The future for athletics looks very challenging. Much like cycling, their leaders need to be prepared to sanction the very best competitors even if that risks more scandal and high-profile withdrawals from major events. The level of corruption among administrators will be harder to tackle, not least because finding evidence and processing legal cases takes time and effort. However, a change of culture means confronting the problem, not pretending it is historical or limited to a handful of countries.

In light of these scandals, some have called for new and tougher tactics such as criminalising doping or deleting all historical event records and starting again. There is a risk of over-reacting when such situations seem so extreme that the force of law seems like the only solution.

Since WADA was formed in 1999, many academics have warned about the potential abuse of power in the anti-doping environment. Certainly when there are cases of accidental doping that lead to bans of two or four years many question the validity of the outcomes. The recent controversy over the case of Australian rules football team Essendon, where 34 past and present players were banned for 2 years for using a supplement provided by the team in 2012 shows the dilemmas and legal challenges faced in some cases.
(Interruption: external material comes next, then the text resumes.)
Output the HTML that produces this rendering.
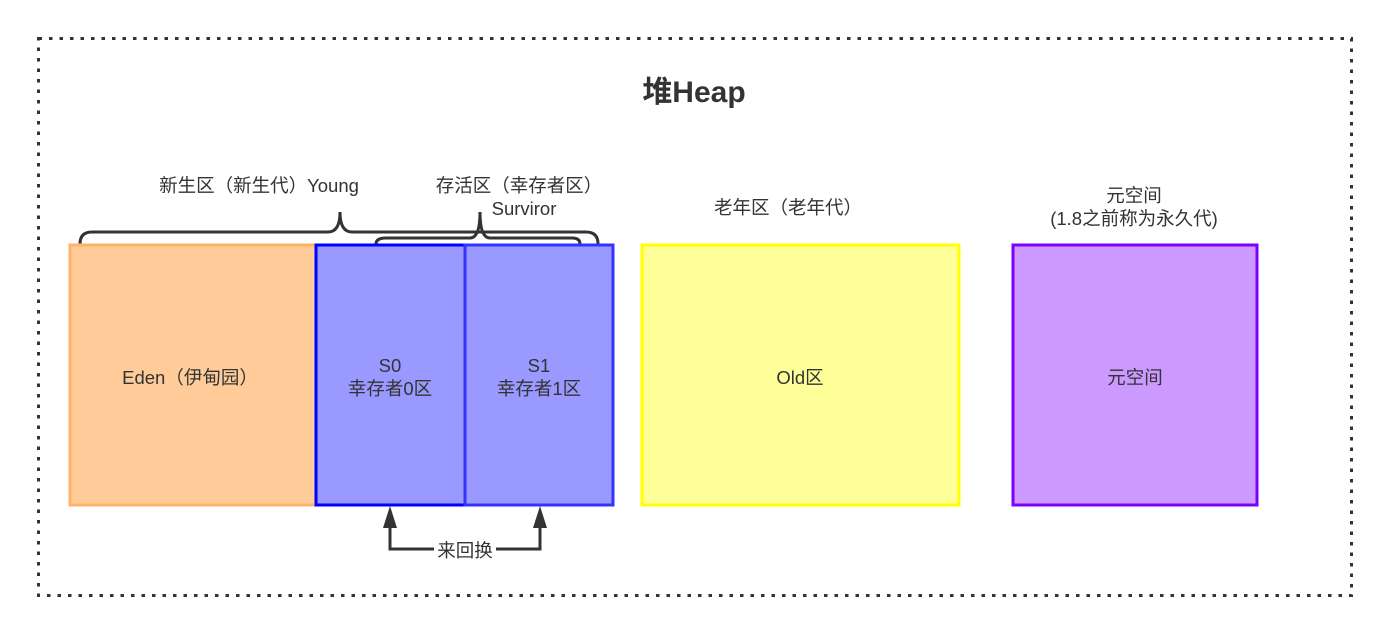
<!DOCTYPE html>
<html><head><meta charset="utf-8"><style>
html,body{margin:0;padding:0;background:#fff;}
svg{display:block;font-family:"Liberation Sans","Noto Sans CJK SC",sans-serif;}
</style></head><body>
<svg width="1389" height="633" viewBox="0 0 1389 633" xmlns="http://www.w3.org/2000/svg">
<rect x="38.5" y="38.5" width="1313" height="557" fill="none" stroke="#333" stroke-width="3" stroke-dasharray="3.5 7"/>
<text x="694" y="102" font-size="30" font-weight="bold" fill="#333" text-anchor="middle">堆Heap</text>
<g font-size="18.5" fill="#333" text-anchor="middle">
<text x="259" y="192">新生区（新生代）Young</text>
<text x="519" y="192">存活区（幸存者区）</text>
<text x="524" y="215">Surviror</text>
<text x="788" y="214">老年区（老年代）</text>
<text x="1134" y="202">元空间</text>
<text x="1134" y="225">(1.8之前称为永久代)</text>
</g>
<path d="M80,244 Q80,232 92,232 L328,232 Q340,232 340,212 Q340,232 352,232 L586,232 Q598,232 598,244" fill="none" stroke="#333" stroke-width="3"/>
<path d="M376,244 Q376,238 386,238 L470,238 Q480,238 480,212 Q480,238 490,238 L572,238 Q580,238 580,244" fill="none" stroke="#333" stroke-width="3"/>
<rect x="70" y="245" width="246" height="260" fill="#ffcc99" stroke="#ffb366" stroke-width="3"/>
<rect x="316" y="245" width="149" height="260" fill="#9999ff" stroke="#0000ff" stroke-width="3"/>
<rect x="465" y="245" width="148" height="260" fill="#9999ff" stroke="#3333ff" stroke-width="3"/>
<rect x="642" y="245" width="317" height="260" fill="#ffff99" stroke="#ffff00" stroke-width="3"/>
<rect x="1013" y="245" width="244" height="260" fill="#cc99ff" stroke="#7f00ff" stroke-width="3"/>
<g font-size="18.5" fill="#333" text-anchor="middle">
<text x="190" y="384">Eden（伊甸园）</text>
<text x="390" y="372">S0</text>
<text x="390" y="395">幸存者0区</text>
<text x="539" y="372">S1</text>
<text x="539" y="395">幸存者1区</text>
<text x="800" y="384">Old区</text>
<text x="1135" y="384">元空间</text>
</g>
<path d="M390,528 L390,549 L540,549 L540,528" fill="none" stroke="#333" stroke-width="3"/>
<polygon points="390,506 383,528 397,528" fill="#333"/>
<polygon points="540,506 533,528 547,528" fill="#333"/>
<rect x="434" y="538" width="62" height="24" fill="#fff"/>
<text x="465" y="557" font-size="18.5" fill="#333" text-anchor="middle">来回换</text>
</svg>
</body></html>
The rights of the individual athlete should always be at the forefront, and some common sense applied when there is no intention to cheat or genuine misunderstandings occurred.

The reality of the situation now is that many “real dopers” are still getting away with it, while many relatively innocuous cases are being harshly treated. The reaction to this new report ought to be tinged with caution. An over-reaction and toughening up of policy might undermine the very principles of fairness and protecting the health and well-being of athletes that the anti-doping campaigners are so keen to protect.